LCU- Landing Craft, Utility
Displacement: 227 tons
Dimensions: 158 x 24 x 6 feet
Armament: 2 – 20mm gun
Speed: 10 kts

LCM- Landing Craft, Mechanized
Displacement: 36 tons
Dimensions: 50 x 14 (1.3meter draft)
Armament: variously armed.
Speed: 8 kts
Note: The LCM was the workhorse of the riverine fleet. These sturdy landing crafts were converted into armored personnel carriers by welding steel plates along the sides and covering the upper portions with mesh deflection screens. Automatic anti-aircraft artillery, tank main guns, and flamethrowers could be mounted in the “monitor” versions. Mortars were invariably added to provide inshore fire support

LCVP- Landing Craft, Vehicle, Personnel
Displacement: 13 tons
Dimensions: 40 x 12 feet (1.2 meter draft)
Armament: none
Speed: 8 kts
Note: these crafts were designed primarily for the transportation of troops and a single Jeep. Sometimes lashed together, especially under the cover of darkness, for ease in movement.

Gressier Barges
Displacement: 220 tons
Dimensions: 100 x 24 feet (1.2 meter draft)
Armament: 1- 3” gun
4 – 40mm gun
4 – 20mm gun
Speed: 4-8 kts
Note: These were the recovered barges the BMEO first employed in 1945-46. Although of questionable seaworthiness, they provided journeyman service in the early days of the riverine force. They were generally armed with one 75mm gun, three mortars, and various automatic weapons. Capable of carrying entire rifle company for short distances.

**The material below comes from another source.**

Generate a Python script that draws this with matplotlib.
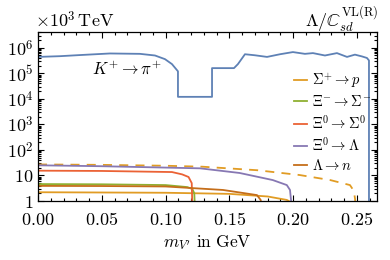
import numpy as np
import matplotlib
matplotlib.use("Agg")
import matplotlib.pyplot as plt
from matplotlib.ticker import FixedLocator, LogLocator, MultipleLocator, FuncFormatter, NullFormatter

plt.rcParams['mathtext.fontset'] = 'cm'
plt.rcParams['font.family'] = ['DejaVu Serif']

# K+ -> pi+ limit
k_x = [0, 0.0172, 0.0329, 0.0564, 0.0799, 0.0917, 0.0995, 0.105, 0.1097, 0.1097,
       0.1364, 0.1364, 0.1536, 0.1567, 0.1622, 0.170, 0.1795, 0.1897, 0.1998,
       0.2092, 0.2155, 0.2249, 0.2343, 0.2422, 0.2484, 0.2539, 0.2578, 0.2594, 0.2594]
k_y = [4.4e5, 4.7e5, 5.2e5, 6.0e5, 5.8e5, 5.0e5, 3.6e5, 2.3e5, 1.2e5, 1.2e4,
       1.2e4, 1.6e5, 1.6e5, 2.3e5, 5.6e5, 5.1e5, 4.4e5, 5.6e5, 6.8e5,
       5.8e5, 6.2e5, 5.0e5, 6.2e5, 4.4e5, 5.4e5, 4.6e5, 4.0e5, 3.2e5, 0.1]

# hyperon channels
sp_x = [0, 0.05, 0.10, 0.129, 0.172, 0.205, 0.229, 0.2445, 0.2475, 0.2485, 0.249]
sp_y = [27, 26, 24, 22, 16, 10.4, 6.6, 4.2, 2.5, 1.2, 0.5]
sp2_x = [0, 0.1, 0.15, 0.18, 0.195, 0.2]
sp2_y = [2.2, 2.1, 1.9, 1.5, 1.1, 0.8]
xs_x = [0, 0.05, 0.1, 0.117, 0.121, 0.1225, 0.123]
xs_y = [4.6, 4.5, 4.2, 3.5, 2.95, 2.0, 0.5]
x0s_x = [0, 0.05, 0.105, 0.113, 0.118, 0.1205, 0.121]
x0s_y = [15.4, 15.0, 13.6, 11.0, 8.7, 5.0, 0.5]
x0l_x = [0, 0.05, 0.127, 0.158, 0.184, 0.195, 0.1975, 0.199]
x0l_y = [25, 23, 19, 12.5, 6.6, 4.2, 2.7, 0.5]
ln_x = [0, 0.05, 0.1, 0.145, 0.1716, 0.1745, 0.1755]
ln_y = [3.9, 3.85, 3.7, 2.7, 1.7, 1.1, 0.5]

labels = [r'$\Sigma^{+}\to p$', r'$\Xi^{-}\to\Sigma^{-}$', r'$\Xi^{0}\to\Sigma^{0}$',
          r'$\Xi^{0}\to\Lambda$', r'$\Lambda\to n$']
colors = ['#E19C24', '#8FB032', '#EB6235', '#8778B3', '#C56E1A']
blue = '#5E81B5'

fig = plt.figure(figsize=(3.9, 2.6), dpi=100)
ax = fig.add_axes([0.0974, 0.227, 0.8693, 0.65])

ax.plot(k_x, k_y, color=blue, lw=1.3)
ax.plot(sp_x, sp_y, color=colors[0], lw=1.3, ls=(0, (5, 4)))
ax.plot(sp2_x, sp2_y, color=colors[0], lw=1.3, label=labels[0])
ax.plot(xs_x, xs_y, color=colors[1], lw=1.3, label=labels[1])
ax.plot(x0s_x, x0s_y, color=colors[2], lw=1.3, label=labels[2])
ax.plot(x0l_x, x0l_y, color=colors[3], lw=1.3, label=labels[3])
ax.plot(ln_x, ln_y, color=colors[4], lw=1.3, label=labels[4])

ax.set_yscale('log')
ax.set_xlim(0, 0.2657)
ax.set_ylim(1, 10**6.62)

ax.yaxis.set_major_locator(FixedLocator([1, 10, 1e2, 1e3, 1e4, 1e5, 1e6]))
ax.set_yticklabels([r'$1$', r'$10$', r'$10^{2}$', r'$10^{3}$', r'$10^{4}$',
                    r'$10^{5}$', r'$10^{6}$'])
ax.yaxis.set_minor_locator(LogLocator(base=10, subs=np.arange(2, 10), numticks=20))
ax.yaxis.set_minor_formatter(NullFormatter())
ax.xaxis.set_major_locator(MultipleLocator(0.05))
ax.xaxis.set_minor_locator(MultipleLocator(0.01))
ax.xaxis.set_major_formatter(FuncFormatter(lambda v, p: r'$%.2f$' % v))

ax.tick_params(which='both', direction='in', top=True, right=True, labelsize=13, width=0.8)
ax.tick_params(which='major', length=4)
ax.tick_params(which='minor', length=2)
ax.tick_params(axis='x', which='major', pad=7)
ax.tick_params(axis='y', which='major', pad=3)
for s in ax.spines.values():
    s.set_linewidth(0.9)

ax.text(0.042, 0.95e5, r'$K^{+}\to\pi^{+}$', fontsize=12)
ax.set_xlabel(r"$m_{V^\prime}\ \mathrm{in\ GeV}$", fontsize=12.5, labelpad=3)
fig.text(0.09, 0.895, r'$\times 10^{3}\,\mathrm{TeV}$', fontsize=13)
fig.text(0.97, 0.895, r'$\Lambda/\mathbb{C}_{sd}^{\mathrm{VL(R)}}$', fontsize=13, ha='right')

ax.legend(loc='upper right', bbox_to_anchor=(1.01, 0.82), frameon=False, fontsize=10.5,
          handlelength=0.9, handletextpad=0.4, labelspacing=0.3, borderaxespad=0.2)

fig.savefig('out.png', dpi=100)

A few images of such modded WWII Yankee vessels are in the NHHC’s collection:

Engins d’assaut, of Dinassaut 8 during patrol and escort mission Bassac River 1952

Bren LCM Dinassaut 8 during patrol and escort mission Bassac River 1952

French Dinassaut 8 LCM. Note the M1 helmets and M2 “Ma Duece” 

French Dinassaut 8 LCM

French Patrol Craft Patrolling Saigon River during Indochina restricted-water operations, 26 April 1952. NH 79380

The French formed the 1,000-man Far East Naval Brigade (Brigade Marine d’ Extreme-Orient, BMEO) in late 1945, a force that morphed into the French Naval Assault Division (Dinassaut) in January 1947 after the recapture of Nam Dinh from the Viet Minh. The Dinassaut group would shine in Operation lea and Ceinture later that Fall, then make a name for themselves in the Gian Khau raid in 1948. After Mao started shipping arms and material to the Viet Minh in late 1949, the French would spend the next five years increasingly on the defensive and off-balance, despite a flood of U.S. Mutual Defense Assistance Program transfers (hence all the landing ships and patrol boats).

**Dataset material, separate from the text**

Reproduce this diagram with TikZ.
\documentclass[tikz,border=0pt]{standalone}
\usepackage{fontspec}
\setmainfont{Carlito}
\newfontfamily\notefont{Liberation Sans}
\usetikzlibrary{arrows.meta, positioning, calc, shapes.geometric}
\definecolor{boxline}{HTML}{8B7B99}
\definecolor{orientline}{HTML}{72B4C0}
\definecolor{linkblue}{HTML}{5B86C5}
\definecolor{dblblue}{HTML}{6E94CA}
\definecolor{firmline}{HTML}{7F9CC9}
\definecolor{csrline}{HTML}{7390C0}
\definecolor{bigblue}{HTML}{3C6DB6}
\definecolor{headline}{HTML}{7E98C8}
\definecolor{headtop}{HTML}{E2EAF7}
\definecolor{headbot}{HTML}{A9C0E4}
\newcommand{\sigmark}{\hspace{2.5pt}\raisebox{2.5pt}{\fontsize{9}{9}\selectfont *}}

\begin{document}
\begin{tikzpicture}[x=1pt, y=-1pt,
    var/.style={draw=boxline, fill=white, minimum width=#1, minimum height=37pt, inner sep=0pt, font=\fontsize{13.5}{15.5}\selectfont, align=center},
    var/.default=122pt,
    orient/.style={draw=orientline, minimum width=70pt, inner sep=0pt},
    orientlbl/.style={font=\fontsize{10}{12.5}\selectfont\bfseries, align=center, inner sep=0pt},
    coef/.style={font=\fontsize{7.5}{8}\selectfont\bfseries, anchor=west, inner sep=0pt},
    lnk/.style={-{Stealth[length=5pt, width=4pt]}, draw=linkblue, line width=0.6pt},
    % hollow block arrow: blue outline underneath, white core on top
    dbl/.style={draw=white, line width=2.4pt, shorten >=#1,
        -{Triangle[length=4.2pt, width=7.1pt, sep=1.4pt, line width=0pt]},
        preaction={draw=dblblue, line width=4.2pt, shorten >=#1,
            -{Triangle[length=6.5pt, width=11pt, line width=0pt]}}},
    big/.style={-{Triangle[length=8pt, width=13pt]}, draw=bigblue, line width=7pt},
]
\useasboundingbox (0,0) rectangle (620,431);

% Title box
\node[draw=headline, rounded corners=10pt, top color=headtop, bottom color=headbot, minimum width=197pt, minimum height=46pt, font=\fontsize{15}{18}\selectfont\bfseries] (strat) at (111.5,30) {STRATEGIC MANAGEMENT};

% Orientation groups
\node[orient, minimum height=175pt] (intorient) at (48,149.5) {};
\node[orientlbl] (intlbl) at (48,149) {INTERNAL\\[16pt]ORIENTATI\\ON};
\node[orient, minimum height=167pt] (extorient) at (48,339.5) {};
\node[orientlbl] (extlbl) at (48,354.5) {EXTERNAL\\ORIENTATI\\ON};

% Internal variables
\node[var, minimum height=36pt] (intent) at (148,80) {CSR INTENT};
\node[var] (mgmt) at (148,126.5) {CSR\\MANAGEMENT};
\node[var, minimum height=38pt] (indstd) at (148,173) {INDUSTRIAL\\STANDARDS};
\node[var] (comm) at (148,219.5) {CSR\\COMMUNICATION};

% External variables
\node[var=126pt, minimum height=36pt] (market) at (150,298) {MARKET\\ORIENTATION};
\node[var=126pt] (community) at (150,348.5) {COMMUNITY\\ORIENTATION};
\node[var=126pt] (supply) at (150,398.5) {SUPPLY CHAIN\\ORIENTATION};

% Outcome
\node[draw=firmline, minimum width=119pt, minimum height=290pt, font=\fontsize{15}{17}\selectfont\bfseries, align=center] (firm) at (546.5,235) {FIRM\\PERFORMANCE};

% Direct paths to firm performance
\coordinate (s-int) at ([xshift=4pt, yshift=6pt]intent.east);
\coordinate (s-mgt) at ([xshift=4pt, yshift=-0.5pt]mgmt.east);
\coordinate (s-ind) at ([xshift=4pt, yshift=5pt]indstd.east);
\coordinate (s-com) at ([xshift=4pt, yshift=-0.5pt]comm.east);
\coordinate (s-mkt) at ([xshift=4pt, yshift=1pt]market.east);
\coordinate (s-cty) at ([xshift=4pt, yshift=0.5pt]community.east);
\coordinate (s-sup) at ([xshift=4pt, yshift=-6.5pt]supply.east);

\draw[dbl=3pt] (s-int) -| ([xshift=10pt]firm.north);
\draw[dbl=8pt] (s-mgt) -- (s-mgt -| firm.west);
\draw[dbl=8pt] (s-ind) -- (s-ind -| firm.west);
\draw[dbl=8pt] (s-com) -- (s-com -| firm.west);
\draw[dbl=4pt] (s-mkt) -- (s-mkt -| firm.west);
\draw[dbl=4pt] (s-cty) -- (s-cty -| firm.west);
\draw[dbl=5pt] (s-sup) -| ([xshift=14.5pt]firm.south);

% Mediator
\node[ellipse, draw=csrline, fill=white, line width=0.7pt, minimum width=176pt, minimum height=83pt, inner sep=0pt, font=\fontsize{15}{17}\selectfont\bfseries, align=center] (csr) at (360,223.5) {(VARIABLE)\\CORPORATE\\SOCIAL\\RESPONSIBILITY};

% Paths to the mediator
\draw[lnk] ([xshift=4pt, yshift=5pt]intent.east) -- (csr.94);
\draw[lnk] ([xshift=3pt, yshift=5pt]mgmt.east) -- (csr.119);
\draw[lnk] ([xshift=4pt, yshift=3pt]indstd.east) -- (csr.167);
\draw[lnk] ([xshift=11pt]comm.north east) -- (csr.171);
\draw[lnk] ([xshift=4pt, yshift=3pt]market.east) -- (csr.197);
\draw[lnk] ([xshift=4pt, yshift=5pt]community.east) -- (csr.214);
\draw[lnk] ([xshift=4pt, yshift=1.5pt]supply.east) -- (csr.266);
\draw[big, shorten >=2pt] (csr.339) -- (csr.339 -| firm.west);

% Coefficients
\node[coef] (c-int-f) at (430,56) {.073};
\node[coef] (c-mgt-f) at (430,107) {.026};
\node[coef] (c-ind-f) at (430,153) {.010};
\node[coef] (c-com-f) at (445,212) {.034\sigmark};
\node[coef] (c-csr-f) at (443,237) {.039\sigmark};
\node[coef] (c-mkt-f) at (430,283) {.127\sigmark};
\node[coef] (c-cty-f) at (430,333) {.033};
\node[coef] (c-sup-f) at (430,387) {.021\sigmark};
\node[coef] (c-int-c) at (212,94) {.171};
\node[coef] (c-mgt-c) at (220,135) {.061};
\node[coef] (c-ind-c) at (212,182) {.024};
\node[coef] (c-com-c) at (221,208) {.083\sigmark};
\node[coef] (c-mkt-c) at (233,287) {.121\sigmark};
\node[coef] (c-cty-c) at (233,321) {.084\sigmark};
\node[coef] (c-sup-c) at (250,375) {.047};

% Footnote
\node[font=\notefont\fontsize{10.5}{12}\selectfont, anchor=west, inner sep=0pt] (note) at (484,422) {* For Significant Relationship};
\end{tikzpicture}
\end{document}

It was then that the Dinassaut would clock in as a fire brigade to repulse the attacks on Vinh Yen, Mao Khe, and along the Day River, repulsing a series of offensives by Giap in 1951. By 1952, the force was employed in repulsing the attack on Hoa Binh and the attack on Na San before the death spiral that was Operation Atlante and Operation Castor (Dien Bien Phu), with some French marines hastily trained to make combat parachute drops in the latter days of the conflict.

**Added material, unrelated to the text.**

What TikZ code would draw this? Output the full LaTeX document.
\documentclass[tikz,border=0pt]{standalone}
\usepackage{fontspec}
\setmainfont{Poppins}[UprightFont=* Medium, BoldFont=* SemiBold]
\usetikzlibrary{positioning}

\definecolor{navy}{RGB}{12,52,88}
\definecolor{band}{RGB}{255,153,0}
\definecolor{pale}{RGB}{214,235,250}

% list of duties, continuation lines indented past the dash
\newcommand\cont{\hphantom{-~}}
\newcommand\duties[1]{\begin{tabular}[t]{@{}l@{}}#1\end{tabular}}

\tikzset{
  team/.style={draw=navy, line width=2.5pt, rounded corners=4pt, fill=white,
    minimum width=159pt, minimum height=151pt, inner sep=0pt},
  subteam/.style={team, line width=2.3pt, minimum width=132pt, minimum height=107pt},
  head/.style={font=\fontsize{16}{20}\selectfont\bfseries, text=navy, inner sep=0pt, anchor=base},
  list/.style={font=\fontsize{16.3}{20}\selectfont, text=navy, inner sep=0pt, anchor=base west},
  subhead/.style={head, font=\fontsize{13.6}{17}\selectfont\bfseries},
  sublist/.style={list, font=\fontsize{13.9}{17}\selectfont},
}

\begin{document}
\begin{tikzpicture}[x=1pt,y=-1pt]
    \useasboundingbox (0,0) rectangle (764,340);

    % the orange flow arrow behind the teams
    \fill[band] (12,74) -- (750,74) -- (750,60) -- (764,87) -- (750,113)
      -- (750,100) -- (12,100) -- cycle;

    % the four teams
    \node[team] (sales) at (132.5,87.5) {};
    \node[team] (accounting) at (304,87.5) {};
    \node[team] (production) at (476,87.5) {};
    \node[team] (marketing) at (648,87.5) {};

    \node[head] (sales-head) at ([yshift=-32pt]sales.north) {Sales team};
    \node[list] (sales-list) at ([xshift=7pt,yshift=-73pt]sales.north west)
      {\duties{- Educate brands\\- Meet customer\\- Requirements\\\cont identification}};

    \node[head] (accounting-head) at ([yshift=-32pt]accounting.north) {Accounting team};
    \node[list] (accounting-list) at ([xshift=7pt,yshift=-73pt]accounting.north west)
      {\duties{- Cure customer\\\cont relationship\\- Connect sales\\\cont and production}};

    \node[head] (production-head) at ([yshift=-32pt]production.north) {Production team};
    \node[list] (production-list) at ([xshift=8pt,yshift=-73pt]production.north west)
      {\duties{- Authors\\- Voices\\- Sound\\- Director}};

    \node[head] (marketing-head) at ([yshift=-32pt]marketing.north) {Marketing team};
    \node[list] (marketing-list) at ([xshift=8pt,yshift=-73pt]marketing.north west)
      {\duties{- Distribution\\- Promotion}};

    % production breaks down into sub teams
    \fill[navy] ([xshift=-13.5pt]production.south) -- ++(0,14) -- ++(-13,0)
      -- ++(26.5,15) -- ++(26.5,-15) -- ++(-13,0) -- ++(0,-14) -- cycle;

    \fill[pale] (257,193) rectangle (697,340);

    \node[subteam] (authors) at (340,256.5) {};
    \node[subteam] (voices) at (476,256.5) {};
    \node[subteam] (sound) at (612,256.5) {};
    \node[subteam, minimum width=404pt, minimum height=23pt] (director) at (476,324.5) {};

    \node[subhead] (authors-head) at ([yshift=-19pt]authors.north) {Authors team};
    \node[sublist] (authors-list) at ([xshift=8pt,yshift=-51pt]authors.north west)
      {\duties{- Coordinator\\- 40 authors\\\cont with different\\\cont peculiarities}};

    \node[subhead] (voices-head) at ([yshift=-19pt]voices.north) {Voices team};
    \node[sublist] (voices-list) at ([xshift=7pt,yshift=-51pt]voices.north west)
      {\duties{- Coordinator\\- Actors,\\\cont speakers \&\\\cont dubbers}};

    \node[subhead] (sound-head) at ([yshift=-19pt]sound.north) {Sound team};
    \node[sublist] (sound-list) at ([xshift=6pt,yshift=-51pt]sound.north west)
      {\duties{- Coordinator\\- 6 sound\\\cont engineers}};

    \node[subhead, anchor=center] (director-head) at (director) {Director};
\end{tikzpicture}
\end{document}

In the end, two weeks after the French and Vietnamese signed the Geneva accords in July 1954, the French Navy U.S.-built Casa Grande-class dock landing ship Foudre (ex-HMS Oceanway, ex-Greek Okeanos) picked up the remaining small craft of the Dinassaut and sailed for Saigon, leaving them there in the custody of the South Vietnamese, who later got some additional use out of them.

“French-designed St. Can river craft in use by the Vietnamese for fire support, minesweeping, and patrol missions. The craft is armed with .30 and .50 caliber machine guns. The length of the craft is 55 feet and operates at approximately 12 knots.” USN 1104731

While the French had upwards of 125,000 troops in Indochina at their peak strength, less than 3,000 of those at any time were the Marines and sailors of the assorted Division d’Infanterie Navale d’Assaut.

These groups developed a serious riverine doctrine during the First Indochina War to a level not seen except for the follow-on U.S. Navy in the conflict a decade later, and it should be pointed out that the latter’s TF117 borrowed heavily from the French experience to shape its own river war.

As for Jaubert, the 43-year-old French marine captain who formed the first riverine units to fight the Viet Minh, he was killed on 29 January 1946 at Than Uyên in Indochina, earning the Croix de Guerre and Legion of Honor, posthumously. In 1948, the French formed Commando Jaubert, an elite “berets verts” marine commando unit, from his old Compagnie Merlet, and it still exists today as a crack counter-terror/frogman group.

Commando Jaubert, in a salute to its origins, maintains an Eastern dragon on its crest.